### AIM
Take each line containing the word "chart" and copy it.

### RECORDS SUPPLIED
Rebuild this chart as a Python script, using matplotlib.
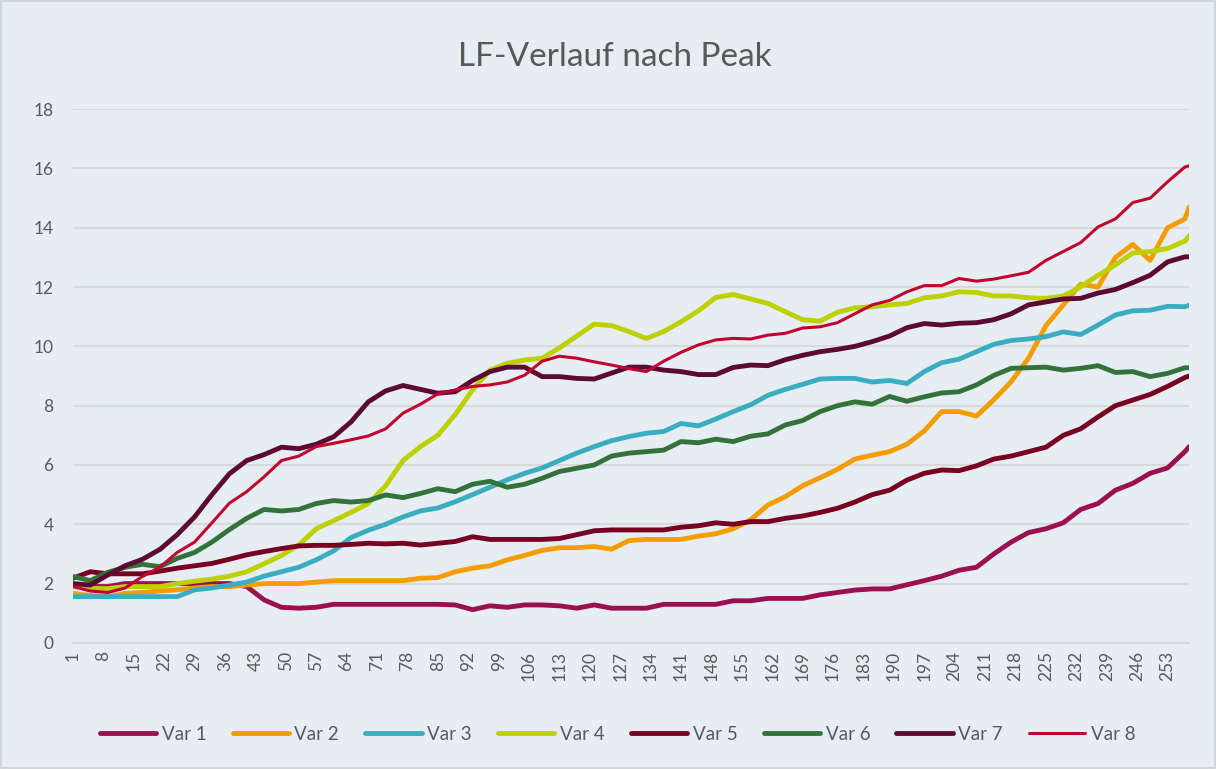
import matplotlib
matplotlib.use("Agg")
from matplotlib import pyplot as plt
from matplotlib.patches import Rectangle

plt.rcParams["font.family"] = ["Lato", "DejaVu Sans"]

# sample days (every 4th measurement + the last one)
days = list(range(1, 258, 4)) + [258]
tick_days = list(range(1, 259, 7))

var1 = [1.9, 1.9, 1.9, 2.0, 2.0, 2.0, 2.0, 2.0, 2.0, 2.0, 1.9, 1.45, 1.2, 1.17, 1.2, 1.3,
        1.3, 1.3, 1.3, 1.3, 1.3, 1.3, 1.28, 1.12, 1.25, 1.2, 1.28, 1.28, 1.25, 1.17, 1.28, 1.17,
        1.17, 1.17, 1.3, 1.3, 1.3, 1.3, 1.42, 1.42, 1.5, 1.5, 1.5, 1.62, 1.7, 1.78, 1.82, 1.82,
        1.96, 2.1, 2.25, 2.45, 2.55, 3.0, 3.4, 3.72, 3.85, 4.05, 4.5, 4.7, 5.15, 5.38, 5.72, 5.9,
        6.45, 6.62]
var2 = [1.67, 1.6, 1.56, 1.67, 1.7, 1.75, 1.79, 1.85, 1.9, 1.9, 1.95, 2.0, 2.0, 2.0, 2.05, 2.1,
        2.1, 2.1, 2.1, 2.1, 2.18, 2.2, 2.4, 2.52, 2.6, 2.8, 2.95, 3.12, 3.21, 3.21, 3.25, 3.16,
        3.45, 3.49, 3.49, 3.49, 3.6, 3.68, 3.85, 4.15, 4.65, 4.93, 5.3, 5.57, 5.85, 6.2, 6.33, 6.45,
        6.7, 7.15, 7.8, 7.8, 7.65, 8.2, 8.81, 9.6, 10.7, 11.4, 12.1, 12.0, 13.0, 13.44, 12.9, 14.0,
        14.3, 14.7]
var3 = [1.56, 1.56, 1.56, 1.56, 1.56, 1.56, 1.56, 1.79, 1.85, 1.95, 2.05, 2.25, 2.4, 2.55, 2.8, 3.1,
        3.55, 3.8, 4.0, 4.25, 4.45, 4.55, 4.76, 5.0, 5.25, 5.5, 5.72, 5.9, 6.15, 6.4, 6.62, 6.82,
        6.96, 7.07, 7.13, 7.4, 7.32, 7.55, 7.8, 8.03, 8.35, 8.55, 8.72, 8.9, 8.92, 8.92, 8.8, 8.85,
        8.75, 9.15, 9.45, 9.57, 9.82, 10.07, 10.2, 10.25, 10.33, 10.49, 10.4, 10.72, 11.06, 11.2, 11.22, 11.35,
        11.34, 11.39]
var4 = [1.9, 1.84, 1.83, 1.9, 1.9, 1.9, 2.0, 2.08, 2.15, 2.25, 2.4, 2.67, 2.95, 3.3, 3.85, 4.12,
        4.4, 4.7, 5.3, 6.15, 6.62, 7.0, 7.7, 8.53, 9.2, 9.43, 9.54, 9.6, 9.95, 10.35, 10.75, 10.7,
        10.5, 10.27, 10.5, 10.83, 11.2, 11.65, 11.75, 11.6, 11.45, 11.17, 10.9, 10.85, 11.15, 11.3, 11.34, 11.4,
        11.45, 11.64, 11.7, 11.84, 11.82, 11.7, 11.7, 11.64, 11.62, 11.7, 12.01, 12.4, 12.75, 13.15, 13.2, 13.3,
        13.55, 13.73]
var5 = [2.18, 2.4, 2.33, 2.33, 2.33, 2.42, 2.52, 2.6, 2.68, 2.82, 2.97, 3.08, 3.18, 3.27, 3.29, 3.29,
        3.32, 3.36, 3.34, 3.36, 3.3, 3.36, 3.42, 3.58, 3.49, 3.49, 3.49, 3.49, 3.52, 3.65, 3.78, 3.81,
        3.81, 3.81, 3.81, 3.9, 3.95, 4.05, 4.0, 4.09, 4.09, 4.2, 4.28, 4.4, 4.54, 4.75, 5.0, 5.15,
        5.49, 5.72, 5.83, 5.81, 5.97, 6.2, 6.3, 6.45, 6.6, 7.0, 7.22, 7.62, 8.0, 8.19, 8.38, 8.65,
        8.95, 9.0]
var6 = [2.24, 2.1, 2.38, 2.55, 2.65, 2.57, 2.85, 3.05, 3.4, 3.82, 4.2, 4.5, 4.45, 4.5, 4.7, 4.8,
        4.75, 4.8, 4.99, 4.9, 5.04, 5.2, 5.1, 5.35, 5.45, 5.25, 5.35, 5.55, 5.78, 5.89, 6.0, 6.3,
        6.4, 6.45, 6.5, 6.79, 6.75, 6.87, 6.79, 6.97, 7.05, 7.35, 7.5, 7.8, 8.0, 8.13, 8.05, 8.31,
        8.15, 8.3, 8.43, 8.47, 8.7, 9.02, 9.26, 9.28, 9.3, 9.2, 9.26, 9.35, 9.12, 9.15, 8.98, 9.09,
        9.28, 9.28]
var7 = [2.0, 1.95, 2.29, 2.6, 2.82, 3.15, 3.65, 4.25, 5.0, 5.7, 6.15, 6.35, 6.6, 6.55, 6.7, 6.95,
        7.45, 8.13, 8.5, 8.68, 8.55, 8.42, 8.47, 8.85, 9.15, 9.3, 9.3, 8.98, 8.98, 8.92, 8.9, 9.1,
        9.3, 9.3, 9.2, 9.15, 9.05, 9.05, 9.29, 9.37, 9.35, 9.55, 9.7, 9.82, 9.9, 10.0, 10.16, 10.35,
        10.63, 10.77, 10.72, 10.78, 10.8, 10.9, 11.1, 11.4, 11.5, 11.6, 11.62, 11.8, 11.92, 12.15, 12.4, 12.85,
        13.02, 13.02]
var8 = [1.9, 1.75, 1.7, 1.85, 2.24, 2.55, 3.05, 3.4, 4.05, 4.71, 5.1, 5.6, 6.15, 6.3, 6.62, 6.73,
        6.85, 6.98, 7.22, 7.75, 8.05, 8.4, 8.53, 8.65, 8.7, 8.8, 9.03, 9.5, 9.67, 9.6, 9.48, 9.37,
        9.25, 9.15, 9.5, 9.8, 10.05, 10.22, 10.27, 10.25, 10.38, 10.44, 10.62, 10.66, 10.8, 11.1, 11.4, 11.55,
        11.84, 12.05, 12.05, 12.29, 12.2, 12.27, 12.38, 12.5, 12.9, 13.2, 13.5, 14.03, 14.3, 14.85, 15.0, 15.55,
        16.05, 16.09]

series = [var1, var2, var3, var4, var5, var6, var7, var8]
names = ["Var 1", "Var 2", "Var 3", "Var 4", "Var 5", "Var 6", "Var 7", "Var 8"]
colors = ["#9A1050", "#F59D00", "#3BADC0", "#BDD000", "#780021", "#33733A", "#5C0A33", "#C0042F"]
widths = [3.5, 3.5, 3.5, 3.5, 3.5, 3.5, 3.5, 2.2]

bg = "#E6EEF4"
grey = "#595959"

fig = plt.figure(figsize=(12.16, 7.69), dpi=100, facecolor=bg)
ax = fig.add_axes([0.060, 0.164, 0.918, 0.694])
ax.set_facecolor(bg)

for vals, name, c, lw in zip(series, names, colors, widths):
    ax.plot(days, vals, color=c, lw=lw, label=name,
            solid_joinstyle="round", solid_capstyle="round")

ax.set_xlim(1, 258)
ax.set_ylim(0, 18)
ax.set_yticks(range(0, 19, 2))
ax.set_xticks(tick_days)
ax.set_xticklabels([str(d) for d in tick_days], rotation=90)
ax.grid(axis="y", color="#D9D9D9", lw=1.5)
ax.set_axisbelow(True)
for s in ["top", "right", "left"]:
    ax.spines[s].set_visible(False)
ax.spines["bottom"].set_color("#D9D9D9")
ax.spines["bottom"].set_linewidth(1.5)
ax.tick_params(axis="both", length=0, colors=grey, labelsize=12.5)
ax.tick_params(axis="y", pad=14)
ax.tick_params(axis="x", pad=6)

fig.text(0.506, 0.926, "LF-Verlauf nach Peak", ha="center", va="center",
         fontsize=24, color=grey)

fig.legend(loc="center", bbox_to_anchor=(0.508, 0.045), ncol=8, frameon=False,
           fontsize=13.5, handlelength=3.0, columnspacing=1.4, handletextpad=0.3,
           labelcolor=grey)

fig.patches.append(Rectangle((0.001, 0.001), 0.998, 0.998, transform=fig.transFigure,
                             fill=False, edgecolor="#D0D0D0", lw=1.2))

fig.savefig("out.png", dpi=100, facecolor=bg)
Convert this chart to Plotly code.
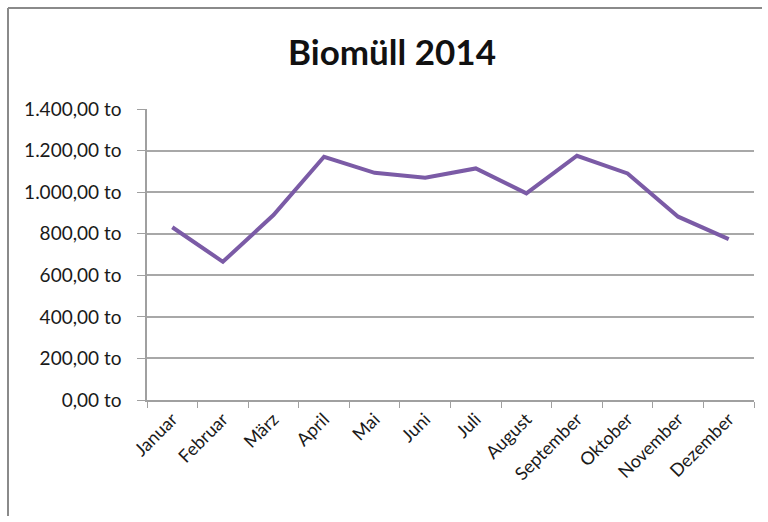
import plotly.graph_objects as go

months = ["Januar", "Februar", "März", "April", "Mai", "Juni", "Juli",
          "August", "September", "Oktober", "November", "Dezember"]
tonnes = [831, 665, 890, 1170, 1093, 1069, 1114, 994, 1175, 1090, 882, 774]

y_tickvals = [0, 200, 400, 600, 800, 1000, 1200, 1400]
y_ticktext = ["0,00 to", "200,00 to", "400,00 to", "600,00 to", "800,00 to",
              "1.000,00 to", "1.200,00 to", "1.400,00 to"]

fig = go.Figure()
fig.add_trace(go.Scatter(
    x=months, y=tonnes, mode="lines",
    line=dict(color="#7B5BA6", width=4),
    hovertemplate="%{x}: %{y:,.2f} to<extra></extra>",
))

font_family = "Lato, 'Open Sans', sans-serif"
fig.update_layout(
    width=768, height=522,
    margin=dict(l=147, r=14, t=109, b=122),
    paper_bgcolor="white", plot_bgcolor="white",
    showlegend=False,
    title=dict(text="<b>Biomüll 2014</b>", x=392 / 768, xanchor="center",
               y=1 - 53 / 522, yanchor="middle",
               font=dict(family=font_family, size=35, color="#111111")),
    font=dict(family=font_family, size=19, color="#222222"),
)
fig.update_xaxes(
    type="category", tickangle=-45, tickson="boundaries",
    ticks="outside", ticklen=6, tickcolor="#a0a0a0",
    showline=True, linecolor="#a0a0a0", linewidth=1.5,
    showgrid=False, range=[-0.5, 11.5],
    tickfont=dict(family=font_family, size=18, color="#1a1a1a"),
)
fig.update_yaxes(
    range=[0, 1400], tickvals=y_tickvals, ticktext=y_ticktext,
    ticks="outside", ticklen=8, tickcolor="#a0a0a0",
    ticklabelstandoff=12,
    showline=True, linecolor="#a0a0a0", linewidth=1.5,
    showgrid=True, gridcolor="#a8a8a8", gridwidth=1.5,
    zeroline=False,
    tickfont=dict(family=font_family, size=19, color="#1a1a1a"),
)
# chart-area border: only the left and top edges are visible in the reference
# (kept inside the page so that no scrollbar appears)
bx = (8 - 147) / 607
by = (400 - 8) / 291
fig.add_shape(type="line", xref="paper", yref="paper",
              x0=bx, x1=bx, y0=(400 - 516) / 291, y1=by,
              line=dict(color="#8a8a8a", width=2), layer="below")
fig.add_shape(type="line", xref="paper", yref="paper",
              x0=bx, x1=(762 - 147) / 607, y0=by, y1=by,
              line=dict(color="#8a8a8a", width=2), layer="below")

fig.write_html("out.html")
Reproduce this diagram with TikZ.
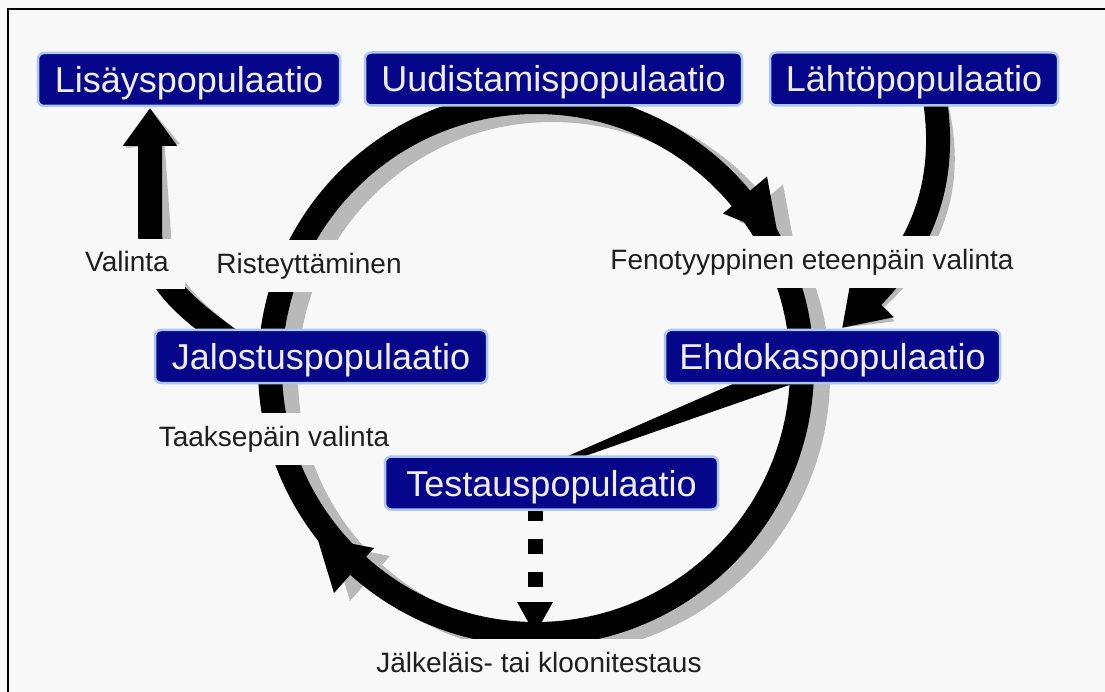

### ANSWER IN FULL
Rebuild this chart as a Python script, using matplotlib.
Convert this chart to Plotly code.
# chart-area border: only the left and top edges are visible in the reference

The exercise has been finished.